Other studies based on other possible therapeutic targets suggest the use of regulating AD monocytes/macrophages and the role of fatty acid amide hydrolase [18]. This study was based on the analysis of the endocannabinoid (eCB) system, and the measure of elements of such system concluding that by decreasing the production of pro-inflammatory cytokines like TNF-, IL6, and IL-12 and increasing the production of the anti-inflammatory cytokine IL-10 in monocytes and monocyte-derived macrophages from AD patients, pharmacological FAAH inactivation was able to modulate their immune response [18].

The last study that we are going to cover in this review is based on metabolites profiling with the help of machine learning technologies, the 20 metabolites studied for the purpose of this research were connected to the development and existence of AD in patients, a metabolite panel is established in the study to help in the future classification of MCI patients to forecast the conversion to AD [19].

The goal of this systematic review was to learn about new therapeutic investigations that are being made in relation to systemic inflammation and its connection to AD and its progression. We were glad to find very diverse approaches in the study of AD, developing more strong knowledge to understand the etiology of the disease and, from there, developing new therapeutics and preventive actions [13-19]. Long longitudinal studies have shown to demonstrate richer bases for the progression of the disease, and we were glad to find this type of study in our research [10,16,19,20,22]. 

Limitations 

This article faces several limitations identified through its development, some of which are: population over 65 years old; no studies of the younger population, with or without a known predisposition to the illness, were included; male-prevalent studies, as most of the patients enrolled in these studies are male, and female-only studies were not commonly found. Additionally, to keep this research up-to-date, studies older than five years after publication were excluded from this review, missing significant and potentially relevant investigations conducted in the past.

Conclusions

This systematic review examined current evidence on the roles of oxidative stress and systemic inflammation in the pathogenesis and progression of AD. Although chronic inflammation has been consistently associated with AD progression, the precise mechanisms underlying this relationship remain incompletely understood. Nevertheless, the growing body of literature reveals promising directions for both mechanistic insights and therapeutic development. The studies reviewed highlighted the potential of pro-inflammatory biomarkers, detectable in plasma or cerebrospinal fluid, as tools for monitoring disease progression and informing clinical decision-making. Additionally, emerging research supports the application of machine learning techniques in metabolomics to facilitate patient stratification and advance precision medicine approaches in AD care.
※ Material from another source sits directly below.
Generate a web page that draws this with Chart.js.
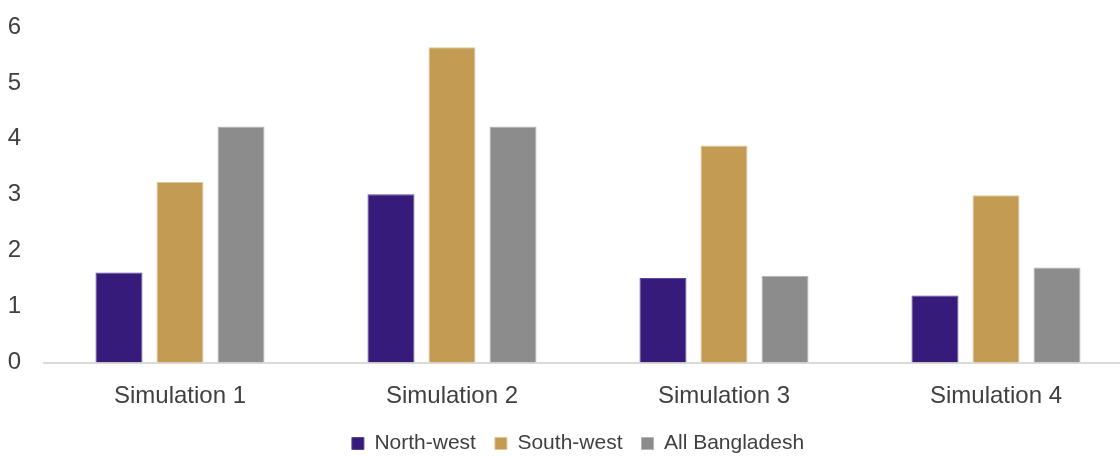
<!DOCTYPE html>
<html>
<head>
<meta charset="utf-8">
<script src="https://cdn.jsdelivr.net/npm/chart.js@4.4.1/dist/chart.umd.min.js"></script>
<style>
  html, body { margin: 0; padding: 0; background: #ffffff; overflow: hidden; }
  #wrap { position: relative; width: 1136px; height: 456px; }
</style>
</head>
<body>
<div id="wrap"><canvas id="chart"></canvas></div>
<script>
const categories = ['Simulation 1', 'Simulation 2', 'Simulation 3', 'Simulation 4'];
const northWest = [1.61, 3.01, 1.51, 1.20];
const southWest = [3.23, 5.64, 3.88, 2.99];
const allBangladesh = [4.22, 4.22, 1.55, 1.70];
const yTicks = [0, 1, 2, 3, 4, 5, 6];

const FONT = "'Liberation Sans', Arial, sans-serif";
const TEXT = '#404040';

// nudge the bottom legend so it sits a little right of the canvas centre
const legendShift = {
  id: 'legendShift',
  afterLayout(chart) {
    const lg = chart.legend;
    if (lg) { lg.left += 12; lg.right += 12; }
  }
};

new Chart(document.getElementById('chart'), {
  type: 'bar',
  data: {
    labels: categories,
    datasets: [
      { label: 'North-west', data: northWest, backgroundColor: '#361b7b', borderColor: '#5a46a0', borderWidth: 1 },
      { label: 'South-west', data: southWest, backgroundColor: '#c39b52', borderColor: '#dcc79a', borderWidth: 1 },
      { label: 'All Bangladesh', data: allBangladesh, backgroundColor: '#8c8c8c', borderColor: '#b4b4b4', borderWidth: 1 }
    ]
  },
  options: {
    responsive: true,
    maintainAspectRatio: false,
    animation: false,
    devicePixelRatio: 1,
    categoryPercentage: 0.673,
    barPercentage: 0.77,
    layout: { padding: { top: 27, right: 4, left: 0, bottom: -8 } },
    plugins: {
      tooltip: { enabled: false },
      legend: {
        position: 'bottom',
        labels: {
          boxWidth: 12,
          boxHeight: 12,
          padding: 19,
          color: TEXT,
          font: { family: FONT, size: 21 }
        }
      }
    },
    scales: {
      x: {
        afterFit(scale) { scale.height = 51.5; },
        grid: { display: false, drawTicks: false },
        border: { display: true, color: '#d9d9d9', width: 2 },
        ticks: { color: TEXT, font: { family: FONT, size: 24 }, padding: 19 }
      },
      y: {
        min: 0,
        max: 6,
        afterBuildTicks(scale) { scale.ticks = yTicks.map(v => ({ value: v })); },
        afterFit(scale) {
          scale.width = 44;
          scale.paddingTop = 0;
          scale.paddingBottom = 0;
        },
        grid: { display: false, drawTicks: false },
        border: { display: false },
        ticks: { color: TEXT, font: { family: FONT, size: 24 }, padding: 23 }
      }
    }
  },
  plugins: [legendShift]
});
</script>
</body>
</html>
The role of oxidative stress was also reinforced through multiple high-quality studies, which demonstrated that redox imbalance contributes significantly to neurodegeneration. Evidence suggests that antioxidant interventions, including micronutrient support (e.g., zinc), regular physical activity, and well-managed control of comorbidities such as metabolic syndrome, may have protective effects and contribute to symptom reduction in at-risk populations. Despite these advances, definitive conclusions regarding the causal roles of the correlation between inflammation and oxidative stress in Alzheimer's disease remain elusive. Continued investigation, particularly through longitudinal and integrative research designs, is essential to clarify these complex biological processes and to translate emerging findings into effective therapeutic strategies. Ultimately, such efforts are critical to slowing disease progression and improving outcomes for individuals affected by AD.